The paper describes a very fast algorithm — “SEEDS” — for generating superpixels. SEEDS starts by partitioning an image into a grid of square superpixels, and then refines each superpixel by shifting pixels (or blocks of pixels) at boundaries from one superpixel to another. What’s cool about this approach is that it can be made very fast — each update is local and only requires very simple comparisons to reach a decision about transferring pixel ownership. Moreover, the algorithm can be stopped at any point in time (this is how the authors are able to achieve 30Hz processing time — running the algorithm longer results in better segmentations). While the presentation of the paper has some issues (convoluted descriptions, overly complex notation, tiny unreadable figures), the algorithm itself is very simple, fast, and effective. Good stuff.
Some superpixel results (taken from author website):
The quality of the superpixel segmentations is quite high according to the standard error metrics for superpixels (see this paper for an excellent description of the error metrics). In fact, the quality of the superpixels is much higher than that of SLIC, the subject of my previous post. One issue I realized about the SLIC paper is that it presented and compared results at only a single setting of the number of superpixels — the SEEDS paper does a much better job of evaluating performance as a function of the number of superpixels.
Overall, I’m a big fan of the work on superpixels.
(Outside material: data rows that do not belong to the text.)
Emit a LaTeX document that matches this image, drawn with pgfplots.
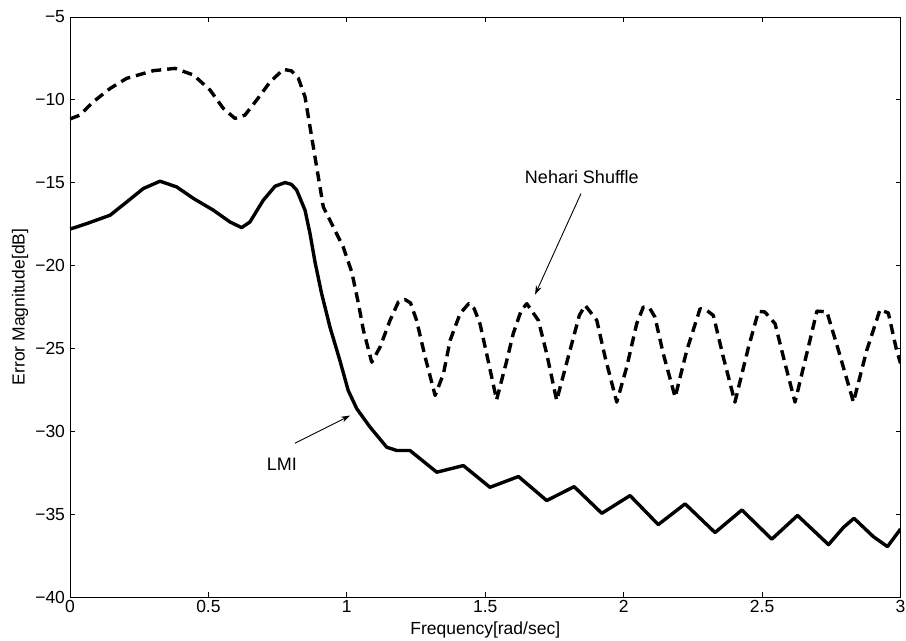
\documentclass[border=0pt]{standalone}
\usepackage{fontspec}
\setmainfont{Liberation Sans}
\usepackage{pgfplots}
\pgfplotsset{compat=1.18}
\usetikzlibrary{arrows.meta}
\begin{document}
\fontsize{17.5bp}{21bp}\selectfont
\begin{tikzpicture}
\begin{axis}[
  scale only axis, width=830.5bp, height=580bp,
  xmin=0, xmax=3, ymin=-40, ymax=-5,
  xtick={0,0.5,1,1.5,2,2.5,3}, xticklabels={0,0.5,1,1.5,2,2.5,3},
  ytick={-40,-35,-30,-25,-20,-15,-10,-5},
  yticklabels={−40,−35,−30,−25,−20,−15,−10,−5},
  tick align=inside, major tick length=5bp,
  axis line style={line width=0.9bp},
  every tick/.style={line width=0.8bp,black},
  tick label style={font=\fontsize{17.5bp}{21bp}\selectfont},
  xticklabel style={yshift=2.5bp},
  yticklabel style={xshift=1bp},
  label style={font=\fontsize{17.5bp}{21bp}\selectfont},
  every axis x label/.style={at={(axis description cs:0.5,-0.0569)},anchor=center},
  every axis y label/.style={at={(axis description cs:-0.0602,0.5)},anchor=center,rotate=90},
  xlabel={Frequency[rad/sec]},
  ylabel={Error Magnitude[dB]},
  clip=true,
]
\addplot[black, line width=3.4bp, dash pattern=on 10bp off 6bp, line join=round] coordinates {
(0.0,-11.15) (0.036,-10.92) (0.084,-10.12) (0.145,-9.31) (0.205,-8.70) (0.301,-8.24)
(0.379,-8.10) (0.446,-8.50) (0.506,-9.41) (0.554,-10.52) (0.596,-11.12) (0.632,-10.92)
(0.674,-10.02) (0.723,-8.91) (0.771,-8.16) (0.800,-8.25) (0.825,-8.70) (0.849,-9.82)
(0.867,-11.63) (0.891,-14.05) (0.915,-16.46) (0.951,-17.67) (0.987,-18.88) (1.018,-20.4)
(1.042,-22.30) (1.060,-23.91) (1.090,-25.83) (1.120,-24.92) (1.156,-23.31) (1.186,-22.20)
(1.210,-22.05) (1.230,-22.25) (1.252,-23.31) (1.283,-25.53) (1.319,-27.84) (1.349,-26.53)
(1.373,-24.52) (1.409,-22.90) (1.440,-22.30) (1.460,-22.6) (1.481,-23.51) (1.505,-25.32)
(1.541,-28.1) (1.578,-25.72) (1.601,-24.11) (1.630,-22.7) (1.650,-22.30) (1.692,-23.31)
(1.722,-25.32) (1.758,-28.14) (1.806,-25.12) (1.840,-23.0) (1.861,-22.40) (1.903,-23.31)
(1.933,-25.53) (1.975,-28.24) (2.011,-26.13) (2.047,-23.51) (2.071,-22.50) (2.095,-22.6)
(2.113,-23.11) (2.143,-25.32) (2.186,-27.94) (2.228,-25.12) (2.276,-22.60) (2.300,-22.7)
(2.324,-23.01) (2.360,-25.53) (2.402,-28.24) (2.451,-24.92) (2.487,-22.76) (2.510,-22.8)
(2.547,-23.51) (2.583,-25.92) (2.619,-28.24) (2.667,-24.92) (2.698,-22.75) (2.734,-22.79)
(2.776,-25.12) (2.830,-28.24) (2.878,-25.12) (2.926,-22.66) (2.956,-22.86) (2.986,-25.12)
(3.0,-25.9)
};
\addplot[black, line width=3.4bp, line join=round] coordinates {
(0.0,-17.8) (0.060,-17.47) (0.145,-16.96) (0.205,-16.16) (0.265,-15.35) (0.325,-14.91)
(0.385,-15.25) (0.446,-15.95) (0.518,-16.66) (0.578,-17.37) (0.620,-17.71) (0.650,-17.37)
(0.698,-16.06) (0.741,-15.21) (0.777,-14.99) (0.800,-15.1) (0.819,-15.45) (0.849,-16.66)
(0.867,-18.07) (0.885,-19.78) (0.909,-21.70) (0.939,-23.71) (0.975,-25.73) (1.005,-27.54)
(1.036,-28.64) (1.084,-29.75) (1.144,-30.96) (1.180,-31.16) (1.228,-31.16) (1.325,-32.47)
(1.421,-32.07) (1.517,-33.38) (1.620,-32.73) (1.722,-34.18) (1.821,-33.34) (1.921,-34.95)
(2.023,-33.88) (2.125,-35.63) (2.222,-34.38) (2.330,-36.11) (2.427,-34.75) (2.535,-36.51)
(2.628,-35.08) (2.740,-36.84) (2.794,-35.80) (2.832,-35.25) (2.902,-36.36) (2.953,-36.96)
(3.0,-35.9)
};
\node[font=\fontsize{18bp}{21bp}\selectfont] at (axis cs:1.849,-14.65) {Nehari Shuffle};
\draw[line width=0.9bp, -{Stealth[length=9bp,width=6bp]}] (axis cs:1.846,-15.65) -- (axis cs:1.680,-21.75);
\node[font=\fontsize{18bp}{21bp}\selectfont] at (axis cs:0.765,-32.01) {LMI};
\draw[line width=0.9bp, -{Stealth[length=9bp,width=6bp]}] (axis cs:0.813,-30.72) -- (axis cs:1.012,-29.05);
\end{axis}
\pgfresetboundingbox
\path ([xshift=-70bp,yshift=-44bp]current axis.south west) rectangle ([xshift=5.5bp,yshift=17bp]current axis.north east);
\end{tikzpicture}
\end{document}
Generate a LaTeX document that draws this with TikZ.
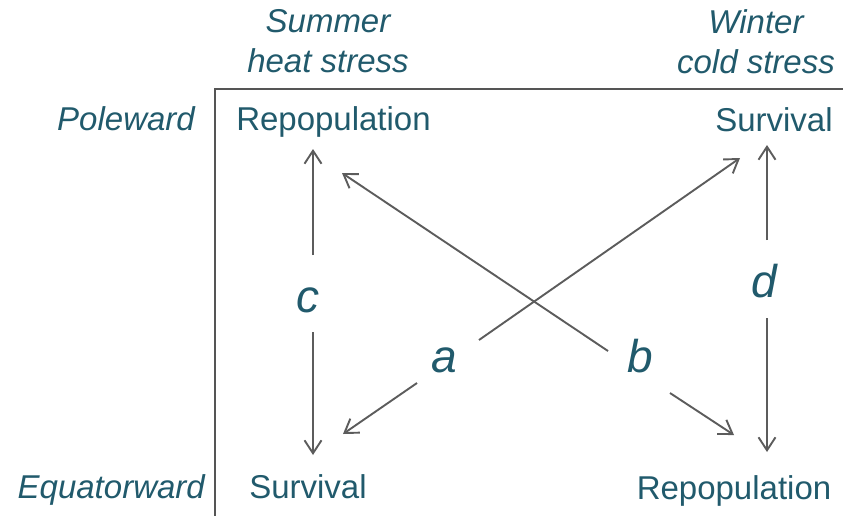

In my opinion segmentation has received a disproportionate amount of attention in the literature — but really superpixels are much more useful (and more commonly used) than complete segmentations. Superpixels are an acknowledgement that segmentation is not an end in itself but rather as a pre-processing step for further computer vision.
What I’d really like to see is superpixel algorithms that can achieve extremely high boundary recall (currently boundary recall is at around 90% for 600 superpixels or so, although the localization of the edges is a bit rough). While of course this is THE goal of superpixel algorithms, it’s surprising to me that achieving higher recall is as challenging as it is. Segmentation is notoriously difficult — but with superpixels one can cheat by being very liberal at reporting edges. I’d be curious to see an analysis of what edges are still being missed. While there’s some edges that have no gradient (illusory contours), this does not seem to be the dominant issue.. So, what would it take to get higher boundary recall?